Denmark’s latest election has delivered a result that is numerically decisive yet politically hollow. Prime Minister Mette Frederiksen remains at the centre of power, but the authority that once underpinned her leadership has visibly thinned. Leading the largest party with just over a fifth of the vote, she now faces a landscape where electoral victory does not translate into governing strength. This is not an unfamiliar pattern in European parliamentary systems, but the Danish case is particularly instructive.
For nearly a decade, Ms Frederiksen has embodied a model of pragmatic social democracy ~ tight on immigration, expansive on welfare, and steady during crises. That formula once consolidated broad support. Today, it appears to have reached its limits. Voters have not decisively rejected her; they have simply stopped reinforcing her. The fragmentation of the Danish Parliament reveals more than just electoral arithmetic. It reflects a deeper recalibration of political expectations. Issues such as cost of living, environmental strain from intensive agriculture, and long-term welfare sustainability have shifted the debate inward.
Even the geopolitical noise surrounding Greenland, amplified by disruptive figures like President Donald Trump, failed to override domestic anxieties. The electorate, in effect, has signalled that competence in crisis is no longer sufficient; it must be matched by clarity in everyday governance. Into this vacuum steps Lars Løkke Rasmussen, whose Moderates now occupy the pivotal middle ground. His position is not merely tactical but emblematic of a broader European trend: the erosion of binary politics and the rise of centrist brokerage. Whether he aligns left or right is almost secondary; what matters is that policy direction will now be negotiated, not declared.

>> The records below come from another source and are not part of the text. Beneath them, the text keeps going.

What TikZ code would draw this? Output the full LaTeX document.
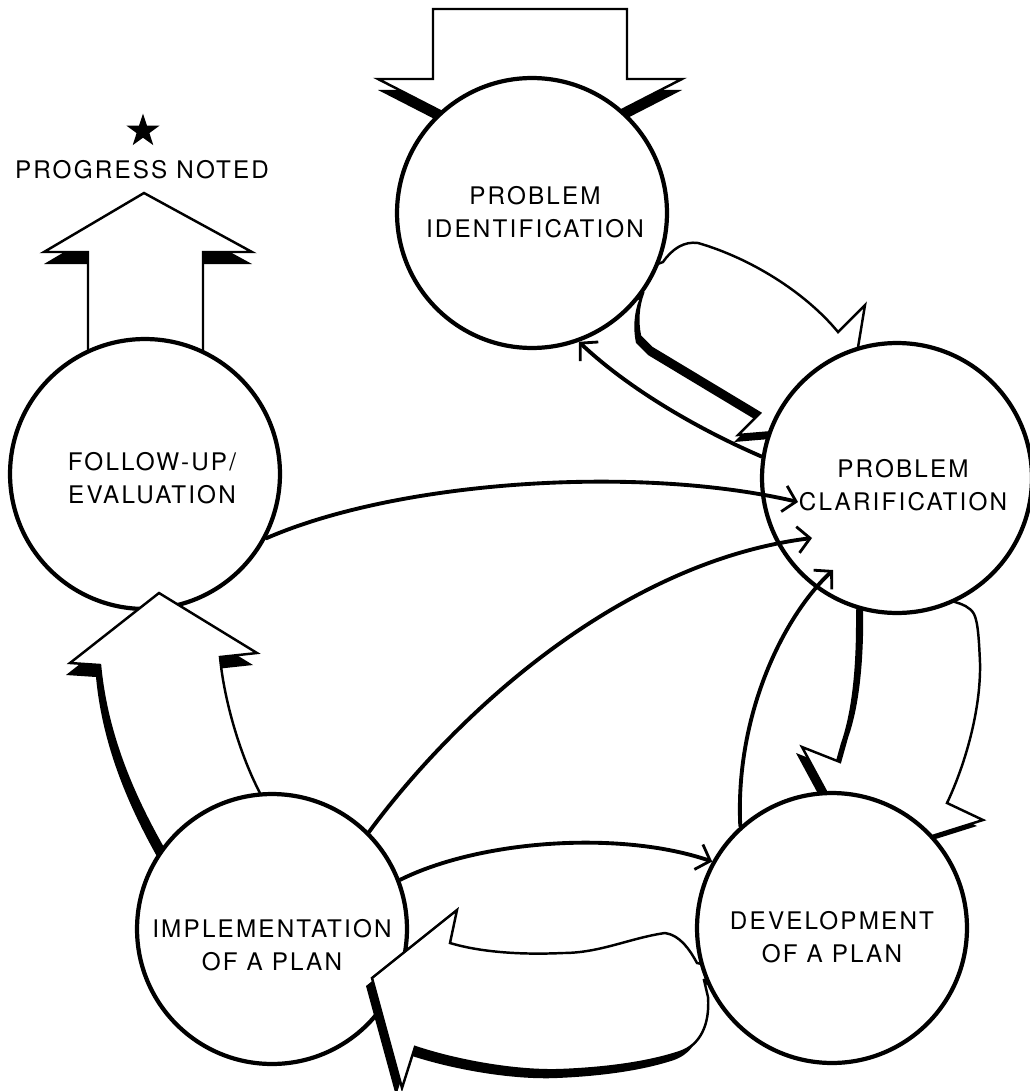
\documentclass[tikz,border=0pt]{standalone}
\usepackage{fontspec}
\newfontfamily\labelfont{TeX Gyre Heros}[LetterSpace=9]
\usetikzlibrary{arrows.meta,shapes.geometric}

\begin{document}
\begin{tikzpicture}[x=0.02cm,y=-0.02cm,
  stage/.style={circle, draw=black, fill=white, line width=2.4pt,
                minimum size=5.4cm, inner sep=0pt},
  stagetext/.style={align=center, inner sep=0pt,
                    font=\labelfont\fontsize{13.8}{18.8}\selectfont},
  blockarrow/.style={fill=white, draw=black, line width=1.4pt, line join=miter},
  shade/.style={fill=black},
  thinlink/.style={line width=2.2pt, line cap=round,
                   -{Straight Barb[length=7pt,width=15pt,line width=1.6pt]}},
]
\useasboundingbox (0,0) rectangle (1030,1091);

% ---- block arrow outlines (pixel-like units, y grows downward) ----
\def\arrowProg{(144,193) -- (252,252) -- (203,252) -- (203,420) -- (88,420)
  -- (88,252) -- (44,252) -- cycle}
\def\arrowTop{(433,9) -- (627,9) -- (627,79) -- (682,79) -- (530,157)
  -- (378,79) -- (433,79) -- cycle}
\def\arrowIdCl{(663,262) .. controls (672,249) and (684,241) .. (698,243)
  .. controls (750,258) and (805,292) .. (838,332) -- (865,305) -- (845,426)
  -- (738,435) -- (760,413) -- (652,348) -- (640,336)
  .. controls (637,322) and (638,306) .. (643,293) -- (615,280) -- cycle}
\def\arrowClDe{(870,560) -- (862,605) -- (862,617)
  .. controls (862,650) and (860,700) .. (847,737) -- (840,762) -- (802,747)
  -- (862,858) -- (983,820) -- (947,803)
  .. controls (965,765) and (981,710) .. (980,663)
  .. controls (979,640) and (978,622) .. (974,614)
  .. controls (970,607) and (962,604) .. (955,602) -- (940,560) -- cycle}
\def\arrowDeIm{(457,910) -- (372,978) -- (402,1088) -- (415,1047)
  .. controls (460,1062) and (520,1072) .. (563,1070)
  .. controls (610,1068) and (650,1062) .. (680,1052)
  .. controls (700,1045) and (710,1025) .. (708,997) -- (704,980) -- (730,970)
  -- (697,963) .. controls (690,950) and (680,935) .. (665,933)
  .. controls (630,938) and (600,953) .. (563,953)
  .. controls (520,955) and (480,952) .. (450,943) -- cycle}
\def\arrowImFu{(159,593) -- (257,653) -- (220,657)
  .. controls (224,700) and (240,755) .. (260,793) -- (265,860) -- (175,870)
  -- (163,848) .. controls (130,790) and (106,730) .. (100,665) -- (70,663) -- cycle}

% arrows lying behind the circles
\fill[shade, shift={(0,12)}] \arrowProg;
\filldraw[blockarrow] \arrowProg;
\fill[shade, shift={(0,11)}] \arrowTop;
\filldraw[blockarrow] \arrowTop;
\fill[shade, shift={(-4,7)}] \arrowIdCl;
\filldraw[blockarrow] \arrowIdCl;
\fill[shade, shift={(-6,6)}] \arrowClDe;
\filldraw[blockarrow] \arrowClDe;

% stages
\node[stage] (PI) at (532,213) {};
\node[stage] (PC) at (897,478) {};
\node[stage] (FU) at (145,474) {};

\fill[shade, shift={(-4,12)}] \arrowImFu;
\filldraw[blockarrow] \arrowImFu;

\node[stage] (IM) at (272,929) {};

\fill[shade, shift={(-6,8)}] \arrowDeIm;
\filldraw[blockarrow] \arrowDeIm;

\node[stage] (DE) at (832,928) {};

% labels
\node[stagetext] (PIt) at (535,212) {PROBLEM\\IDENTIFICATION};
\node[stagetext] (PCt) at (903,485) {PROBLEM\\CLARIFICATION};
\node[stagetext] (FUt) at (152,478) {FOLLOW-UP/\\EVALUATION};
\node[stagetext] (IMt) at (272,945) {IMPLEMENTATION\\OF A PLAN};
\node[stagetext] (DEt) at (832,937) {DEVELOPMENT\\OF A PLAN};

\node[star, star points=5, star point ratio=2.6, fill=black, inner sep=0pt,
      minimum size=0.7cm] (mark) at (143,131) {};
\node[stagetext] (progress) at (142,170) {PROGRESS NOTED};

% thin connectors
\coordinate (fuTip) at (798,502);
\coordinate (imTip) at (812,538);
\coordinate (deTip) at (833,570);

\draw[thinlink] (PC.171) .. controls (700,430) and (630,390) .. (PI.-70);
\draw[thinlink] (FU.-28) .. controls (400,480) and (640,465) .. (fuTip);
\draw[thinlink] (IM.45) .. controls (455,715) and (620,562) .. (imTip);
\draw[thinlink] (DE.132) .. controls (735,720) and (780,620) .. (deTip);
\draw[thinlink] (IM.21) .. controls (480,840) and (620,830) .. (DE.151);
\end{tikzpicture}
\end{document}
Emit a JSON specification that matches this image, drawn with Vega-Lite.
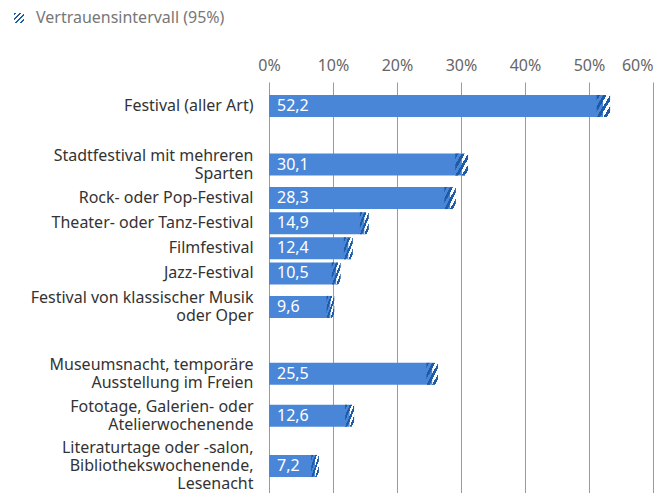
{
  "$schema": "https://vega.github.io/schema/vega-lite/v6.json",
  "autosize": {"type": "none"},
  "padding": {"left": 269, "top": 82, "right": 12, "bottom": 0},
  "width": 384,
  "height": {"step": 8.37},
  "config": {
    "font": "Noto Sans",
    "view": {"stroke": null},
    "locale": {"number": {"decimal": ",", "thousands": ".", "grouping": [3], "currency": ["", " €"]}}
  },
  "data": {
    "values": [
      {"kategorie": "Festival (aller Art)", "wert": 52.2, "unten": 51.2, "oben": 53.3},
      {"kategorie": "Stadtfestival mit mehreren|Sparten", "wert": 30.1, "unten": 29.1, "oben": 31.1},
      {"kategorie": "Rock- oder Pop-Festival", "wert": 28.3, "unten": 27.4, "oben": 29.2},
      {"kategorie": "Theater- oder Tanz-Festival", "wert": 14.9, "unten": 14.2, "oben": 15.6},
      {"kategorie": "Filmfestival", "wert": 12.4, "unten": 11.7, "oben": 13.1},
      {"kategorie": "Jazz-Festival", "wert": 10.5, "unten": 9.8, "oben": 11.2},
      {"kategorie": "Festival von klassischer Musik|oder Oper", "wert": 9.6, "unten": 9.0, "oben": 10.2},
      {"kategorie": "Museumsnacht, temporäre|Ausstellung im Freien", "wert": 25.5, "unten": 24.6, "oben": 26.4},
      {"kategorie": "Fototage, Galerien- oder|Atelierwochenende", "wert": 12.6, "unten": 11.9, "oben": 13.3},
      {"kategorie": "Literaturtage oder -salon,|Bibliothekswochenende,|Lesenacht", "wert": 7.2, "unten": 6.6, "oben": 7.8}
    ]
  },
  "encoding": {
    "y": {
      "field": "kategorie",
      "type": "nominal",
      "title": null,
      "scale": {
        "domain": [
          "_a", "_b",
          "Festival (aller Art)", "_1", "_2", "_3", "_4", "_5", "_6",
          "Stadtfestival mit mehreren|Sparten", "_7", "_8", "_9",
          "Rock- oder Pop-Festival", "_10", "_11",
          "Theater- oder Tanz-Festival", "_12", "_13",
          "Filmfestival", "_14", "_15",
          "Jazz-Festival", "_16", "_17", "_18",
          "Festival von klassischer Musik|oder Oper", "_19", "_20", "_21", "_22", "_23", "_24", "_25",
          "Museumsnacht, temporäre|Ausstellung im Freien", "_26", "_27", "_28", "_29",
          "Fototage, Galerien- oder|Atelierwochenende", "_30", "_31", "_32", "_33", "_34",
          "Literaturtage oder -salon,|Bibliothekswochenende,|Lesenacht", "_x", "_y", "_z"
        ],
        "paddingInner": 0,
        "paddingOuter": 0.37
      },
      "axis": {
        "orient": "left",
        "domain": false,
        "ticks": false,
        "tickSize": 0,
        "grid": false,
        "labelPadding": 16,
        "labelFontSize": 16,
        "labelColor": "#333333",
        "labelLimit": 320,
        "labelLineHeight": 18,
        "labelOverlap": false,
        "labelBaseline": "middle",
        "labelOffset": {
          "condition": [
            {"test": "indexof(datum.label, 'Lesenacht') >= 0", "value": -18},
            {"test": "indexof(datum.label, '|') >= 0", "value": -9}
          ],
          "value": 0
        },
        "labelExpr": "indexof(datum.label, '_') === 0 ? '' : split(datum.label, '|')"
      }
    }
  },
  "layer": [
    {
      "mark": {"type": "bar", "height": 22, "color": "#4a86d8"},
      "encoding": {
        "x": {
          "field": "wert",
          "type": "quantitative",
          "title": null,
          "scale": {"domain": [0, 60], "nice": false},
          "axis": {
            "orient": "top",
            "values": [0, 10, 20, 30, 40, 50, 60],
            "domain": false,
            "ticks": false,
            "tickSize": 0,
            "grid": true,
            "gridColor": "#9a9a9a",
            "gridOpacity": 1,
            "labelPadding": 8,
            "labelFontSize": 16,
            "labelColor": "#666666",
            "labelFlush": false,
            "labelExpr": "datum.value + '%'",
            "labelAlign": {"condition": {"test": "datum.value === 60", "value": "right"}, "value": "center"}
          }
        }
      }
    },
    {
      "mark": {
        "type": "bar",
        "height": 22,
        "fill": {
          "gradient": "linear",
          "x1": 0, "y1": 0, "x2": 1, "y2": 1,
          "stops": [
            {"offset": 0, "color": "#1d5ba6"},
            {"offset": 0.125, "color": "#1d5ba6"},
            {"offset": 0.125, "color": "rgba(255,255,255,0)"},
            {"offset": 0.25, "color": "rgba(255,255,255,0)"},
            {"offset": 0.25, "color": "#1d5ba6"},
            {"offset": 0.375, "color": "#1d5ba6"},
            {"offset": 0.375, "color": "rgba(255,255,255,0)"},
            {"offset": 0.5, "color": "rgba(255,255,255,0)"},
            {"offset": 0.5, "color": "#1d5ba6"},
            {"offset": 0.625, "color": "#1d5ba6"},
            {"offset": 0.625, "color": "rgba(255,255,255,0)"},
            {"offset": 0.75, "color": "rgba(255,255,255,0)"},
            {"offset": 0.75, "color": "#1d5ba6"},
            {"offset": 0.875, "color": "#1d5ba6"},
            {"offset": 0.875, "color": "rgba(255,255,255,0)"},
            {"offset": 1, "color": "rgba(255,255,255,0)"}
          ]
        }
      },
      "encoding": {
        "x": {"field": "unten", "type": "quantitative"},
        "x2": {"field": "oben"},
        "opacity": {
          "datum": "Vertrauensintervall (95%)",
          "type": "nominal",
          "scale": {"range": [1]},
          "legend": {
            "title": null,
            "orient": "none",
            "legendX": -258,
            "legendY": -72,
            "symbolType": "square",
            "symbolSize": 100,
            "symbolStrokeWidth": 0,
            "labelFontSize": 16,
            "labelColor": "#777777",
            "labelOffset": 9,
            "labelLimit": 400,
            "encode": {
              "symbols": {
                "update": {
                  "opacity": {"value": 1},
                  "strokeWidth": {"value": 0},
                  "fill": {
                    "value": {
                      "gradient": "linear",
                      "x1": 0, "y1": 0, "x2": 1, "y2": 1,
                      "stops": [
                        {"offset": 0, "color": "#ffffff"},
                        {"offset": 0.1, "color": "#ffffff"},
                        {"offset": 0.1, "color": "#2f66b0"},
                        {"offset": 0.3, "color": "#2f66b0"},
                        {"offset": 0.3, "color": "#ffffff"},
                        {"offset": 0.45, "color": "#ffffff"},
                        {"offset": 0.45, "color": "#2f66b0"},
                        {"offset": 0.65, "color": "#2f66b0"},
                        {"offset": 0.65, "color": "#ffffff"},
                        {"offset": 0.8, "color": "#ffffff"},
                        {"offset": 0.8, "color": "#2f66b0"},
                        {"offset": 1, "color": "#2f66b0"}
                      ]
                    }
                  }
                }
              }
            }
          }
        }
      }
    },
    {
      "mark": {"type": "text", "align": "left", "baseline": "middle", "dx": 8, "color": "white", "fontSize": 16},
      "encoding": {
        "x": {"datum": 0, "type": "quantitative"},
        "text": {"field": "wert", "type": "quantitative", "format": ".1f"}
      }
    }
  ]
}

This moment also underscores a structural shift in European politics, where electoral outcomes increasingly produce negotiation-heavy governments rather than decisive mandates. As party systems fragment, the centre of gravity moves away from voters and toward post-election bargaining, subtly redefining where democratic power is actually exercised. The likely outcome ~ a centrist coalition stitching together ideologically diverse partners ~ will ensure continuity but dilute decisiveness. Such governments are often stable in form yet cautious in function, prioritising consensus over ambition. In Denmark’s case, this may translate into incremental policy adjustments rather than bold reform, particularly on contentious issues like agricultural emissions or welfare restructuring.
What emerges, then, is a subtle but important shift. Denmark is not experiencing political upheaval; it is undergoing political compression. The distance between competing blocs has narrowed, and with it, the scope for decisive mandates. Power has not changed hands, but it has changed character. Ms Frederiksen may yet secure a third term, but it will be defined less by leadership than by management. The electorate has not withdrawn trust entirely, but it has placed conditions on it. In doing so, Danish voters have delivered a quiet but firm message: stability is valued, but authority must now be earned anew, not inherited from past performance.